Comment allez-vous prioriser ce local content et dispatcher les tâches aux entreprises locales ?

Le levier que nous voulons tirer, c’est de pousser nos partenaires à respecter la loi sur la sous-traitance. C’est vrai, ça va avec plusieurs implications. C’est-à-dire qu’il doit y avoir des appels d’offres équitables et non discriminatoires pour permettre aux entités à capitaux congolais d’accéder au marché. Il faut le faire avec la participation de la FEC, pour qu’on s’assure que les sociétés qui seront prises utilisent du personnel congolais, et produisent localement. Parce qu’elle fédère, la plupart de ces entreprises. Donc, il faut que la FEC soit au courant de ce qui se fait.

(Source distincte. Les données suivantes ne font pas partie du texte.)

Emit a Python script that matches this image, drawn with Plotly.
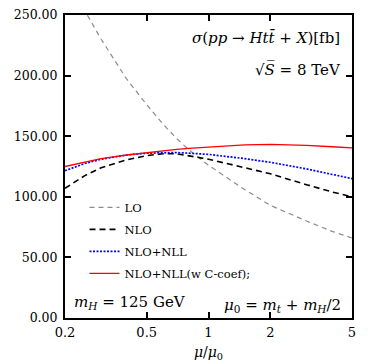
import plotly.graph_objects as go

mu = [0.2, 0.25, 0.3, 0.4, 0.5, 0.6, 0.7, 0.8, 1.0, 1.5, 2.0, 3.0, 4.0, 5.0]
lo = [282, 254, 230, 197, 176, 160, 148, 139, 126, 106, 93, 80, 71.5, 66]
nlo = [107, 117.5, 124, 130.5, 134, 135.5, 135.5, 134, 131, 124, 119, 110, 104, 100]
nlo_nll = [121.5, 127.5, 131, 134.5, 136, 136.5, 136.5, 136, 135, 131.5, 128.5, 123, 118.5, 115]
nlo_nll_c = [125, 128.5, 131.5, 134.5, 136.5, 138, 139.2, 140, 141, 142.8, 143.2, 142.5, 141.3, 140.3]

x_ticks = [0.2, 0.5, 1, 2, 5]
x_ticktext = ["0.2", "0.5", "1", "2", "5"]
y_ticks = [0, 50, 100, 150, 200, 250]

FONT = "DejaVu Serif"

fig = go.Figure()
fig.add_trace(go.Scatter(x=mu, y=lo, mode="lines", name="LO", legendgroup="a",
                         line=dict(color="#8c8c8c", width=1.2, dash="5px,4px")))
fig.add_trace(go.Scatter(x=mu, y=nlo, mode="lines", name="NLO", legendgroup="b",
                         line=dict(color="black", width=1.6, dash="6px,4px")))
fig.add_trace(go.Scatter(x=mu, y=nlo_nll, mode="lines", name="NLO+NLL", legendgroup="c",
                         line=dict(color="#0000ff", width=1.7, dash="2px,1.5px")))
fig.add_trace(go.Scatter(x=mu, y=nlo_nll_c, mode="lines", name="NLO+NLL(w C-coef);", legendgroup="d",
                         line=dict(color="#ff0000", width=1.3)))

axis_common = dict(showline=True, linecolor="black", linewidth=2, mirror="ticks",
                   ticks="inside", ticklen=6, tickwidth=1.5, tickcolor="black",
                   showgrid=False, zeroline=False, automargin=False)

fig.update_xaxes(type="log", range=[-0.69897, 0.69897], tickvals=x_ticks, ticktext=x_ticktext,
                 ticklabelstandoff=1,
                 tickfont=dict(family=FONT, size=13, color="black"),
                 title=dict(text="<i>μ</i>/<i>μ</i><sub>0</sub>", font=dict(family=FONT, size=14, color="black"),
                            standoff=9),
                 **axis_common)
fig.update_yaxes(range=[0, 250], tickvals=y_ticks, tickformat=".2f", ticklabelstandoff=3,
                 tickfont=dict(family=FONT, size=12.5, color="black"), **axis_common)

ann_font = dict(family=FONT, size=15, color="black")
fig.add_annotation(xref="paper", yref="paper", x=0.965, y=0.925, xanchor="right", yanchor="middle",
                   text="<i>σ</i>(<i>pp</i> → <i>Ht</i><i>t̄</i> + <i>X</i>)[fb]", showarrow=False, font=ann_font)
fig.add_annotation(xref="paper", yref="paper", x=0.97, y=0.82, xanchor="right", yanchor="middle",
                   text="√<i>S̅</i> = 8 TeV", showarrow=False, font=ann_font)
fig.add_annotation(xref="paper", yref="paper", x=0.025, y=0.05, xanchor="left", yanchor="middle",
                   text="<i>m<sub>H</sub></i> = 125 GeV", showarrow=False, font=ann_font)
fig.add_annotation(xref="paper", yref="paper", x=0.97, y=0.04, xanchor="right", yanchor="middle",
                   text="<i>μ</i><sub>0</sub> = <i>m<sub>t</sub></i> + <i>m<sub>H</sub></i>/2", showarrow=False, font=ann_font)

fig.update_layout(
    width=374, height=363,
    margin=dict(l=65, r=22, t=15, b=45),
    paper_bgcolor="white", plot_bgcolor="white",
    showlegend=True,
    legend=dict(x=0.068, y=0.413, xanchor="left", yanchor="top", bgcolor="rgba(0,0,0,0)",
                font=dict(family=FONT, size=11.5, color="black"), tracegroupgap=3),
)

fig.write_html("out.html", config={"displayModeBar": False},
               post_script="document.body.style.margin='0';")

Un dernier mot pour conclure ?

Mon dernier mot, c’est un message à la jeunesse. J’ai dit que lorsque j’étais entré au parlement j’étais parmi les plus jeunes, lorsque je suis entré au gouvernement Matata, j’étais le plus jeune. Je reste parmi les plus jeunes directeurs de la Gécamines. C’est pour leur dire que c’est possible d’y arriver si jamais ils osent. Einstein a dit : « Avec la logique, on peut aller d’un point A à un point B, mais avec l’imagination et l’audace, on peut aller partout où on veut ».

Puisqu’on a parlé des sous-traitances, ça sous-entend l’entrepreneuriat. Nous avons aujourd’hui beaucoup de jeunes qui veulent travailler, mais l’accès à l’emploi est difficile. On a besoin d’avoir finalement des entrepreneurs parce que c’est peut-être là, la solution à l’emploi. Mais pour le faire, il faut oser. Moi j’appelle cette jeunesse à y croire, à oser, et à aller vers ses rêves, quel que soit le domaine. Je pense que si jamais on y met de l’énergie et de la conviction, c’est possible d’y arriver.